Die große Stärke des Romans liegt in seiner emotionalen Tiefe und in der schonungslosen Ehrlichkeit, mit der Anne Sauer über Frausein, Kinderwunsch, Mutter sein, gesellschaftliche Erwartungen und Selbstbestimmung schreibt. Dass man es als Frau offenbar nie „richtig“ machen kann – egal ob mit Kind oder ohne – wird hier spürbar, ohne platt oder anklagend zu sein. Stattdessen überzeugt die Autorin mit Empathie und brutaler Ehrlichkeit – und ganz ohne Männer-Bashing. Tatsächlich sind alle Männerfiguren in Tonis Leben – ob nun Adam, Jakob oder Tonis Vater – sympathische Figuren, was ich als sehr angenehm empfand. 

Auch der Schreibstil der Autorin ist sehr angenehm. Ein Satz wie „Wenn aber Sex, der monatelang nach Stundenplan stattfand, plötzlich gar nicht mehr stattfindet, dann ist dieses Nichtstattfinden nichts, das sich lange einfach wegschweigen lässt.“ (S. 57) ist beispielhaft für den Stil des Romans: direkt, ehrlich und schmerzhaft, aber nie zynisch.
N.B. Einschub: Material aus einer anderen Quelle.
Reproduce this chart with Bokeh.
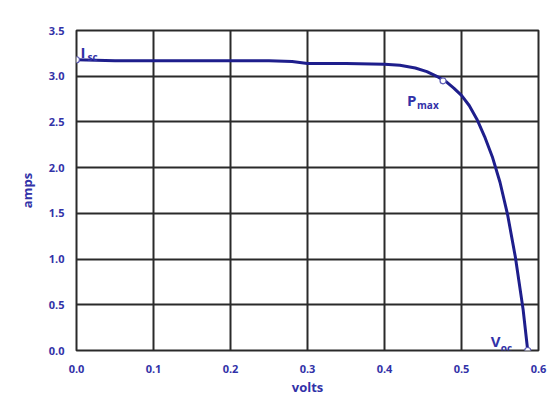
from bokeh.plotting import figure
from bokeh.models import ColumnDataSource, Range1d, FixedTicker
from bokeh.core.properties import value
from bokeh.embed import file_html
from bokeh.resources import INLINE

# I-V curve of a solar cell
volts = [0.0, 0.05, 0.10, 0.15, 0.20, 0.25, 0.28, 0.30, 0.35, 0.40, 0.42, 0.44,
         0.455, 0.47, 0.48, 0.49, 0.50, 0.51, 0.52, 0.53, 0.54, 0.55, 0.56,
         0.57, 0.58, 0.586]
amps = [3.18, 3.17, 3.17, 3.17, 3.17, 3.17, 3.16, 3.14, 3.14, 3.13, 3.12, 3.09,
        3.05, 2.99, 2.94, 2.87, 2.79, 2.68, 2.53, 2.34, 2.12, 1.84, 1.48,
        1.02, 0.45, 0.0]

# key points: Isc, Pmax, Voc
pt_names = ["I", "P", "V"]
pt_subs = ["sc", "max", "oc"]
pt_v = [0.0, 0.476, 0.586]
pt_i = [3.18, 2.95, 0.0]

x_ticks = [0.0, 0.1, 0.2, 0.3, 0.4, 0.5, 0.6]
y_ticks = [0.0, 0.5, 1.0, 1.5, 2.0, 2.5, 3.0, 3.5]

BLUE = "#1e1e8c"
TXT = "#3232a8"
FONT = "Open Sans"

p = figure(width=558, height=414, output_backend="svg", toolbar_location=None,
           x_range=Range1d(0, 0.6), y_range=Range1d(0, 3.5))
p.min_border_left = 76
p.min_border_right = 20
p.min_border_top = 30
p.min_border_bottom = 64
p.background_fill_color = "white"
p.border_fill_color = "white"
p.outline_line_color = "#2a2a2a"
p.outline_line_width = 2

for ax in (p.xaxis, p.yaxis):
    ax.axis_line_color = None
    ax.major_tick_line_color = None
    ax.minor_tick_line_color = None
    ax.major_label_text_color = TXT
    ax.major_label_text_font = FONT
    ax.major_label_text_font_style = "bold"
    ax.major_label_text_font_size = "11px"
    ax.axis_label_text_color = TXT
    ax.axis_label_text_font = FONT
    ax.axis_label_text_font_style = "bold"
    ax.axis_label_text_font_size = "13px"

p.xaxis.ticker = FixedTicker(ticks=x_ticks)
p.yaxis.ticker = FixedTicker(ticks=y_ticks)
p.xaxis.major_label_overrides = {t: f"{t:.1f}" for t in x_ticks}
p.yaxis.major_label_overrides = {t: f"{t:.1f}" for t in y_ticks}
p.xaxis.major_label_standoff = 8
p.yaxis.major_label_standoff = 6
p.xaxis.axis_label = "volts"
p.yaxis.axis_label = "amps"
p.xaxis.axis_label_standoff = 2
p.yaxis.axis_label_standoff = 10

p.xgrid.ticker = FixedTicker(ticks=x_ticks)
p.ygrid.ticker = FixedTicker(ticks=y_ticks)
for g in (p.xgrid, p.ygrid):
    g.grid_line_color = "#2a2a2a"
    g.grid_line_width = 2

src = ColumnDataSource(dict(v=volts, i=amps))
p.line("v", "i", source=src, line_color=BLUE, line_width=3)

pts = ColumnDataSource(dict(v=pt_v, i=pt_i, name=pt_names, sub=pt_subs,
                            nx=[4, -36, -37], ny=[-8, 19, -10],
                            sx=[11, -26, -27], sy=[-3, 24, -3]))
p.scatter("v", "i", source=pts, size=6, marker="circle",
          fill_color="white", line_color="#5a5ab4", line_width=1.2)
p.text("v", "i", text="name", source=pts, x_offset="nx", y_offset="ny",
       text_font=value(FONT), text_font_style="bold", text_font_size="15px",
       text_color=TXT, text_baseline="alphabetic", text_align="left")
p.text("v", "i", text="sub", source=pts, x_offset="sx", y_offset="sy",
       text_font=value(FONT), text_font_style="bold", text_font_size="10px",
       text_color=TXT, text_baseline="alphabetic", text_align="left")

open("out.html", "w").write(file_html(p, INLINE))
Ein kleines Manko: Die Erklärung, wie und warum Toni plötzlich in dem anderen Leben aufwacht, bleibt hinter der starken Grundidee ein wenig zurück. Zwar wird die Geschichte auf eine stimmige Weise zu Ende geführt, doch gerade bei einem so starken Plot wünschte ich mir ein furioseres Ende.

Mein Fazit:

“Im Leben nebenan” ist ein Roman, der unter die Haut geht. Er verhandelt zentrale Fragen weiblicher Lebensentwürfe  feinfühlig, eindrücklich und ohne moralischen Zeigefinger. Wer sich für Literatur interessiert, die emotionale Tiefe mit einer außergewöhnlichen Idee verbindet, sollte dieses Buch lesen. Ein mitreißender Roman über das “Was wäre, wenn…” im Leben einer Frau.

 
Vielen Dank an dtv für dieses Rezensionsexemplar.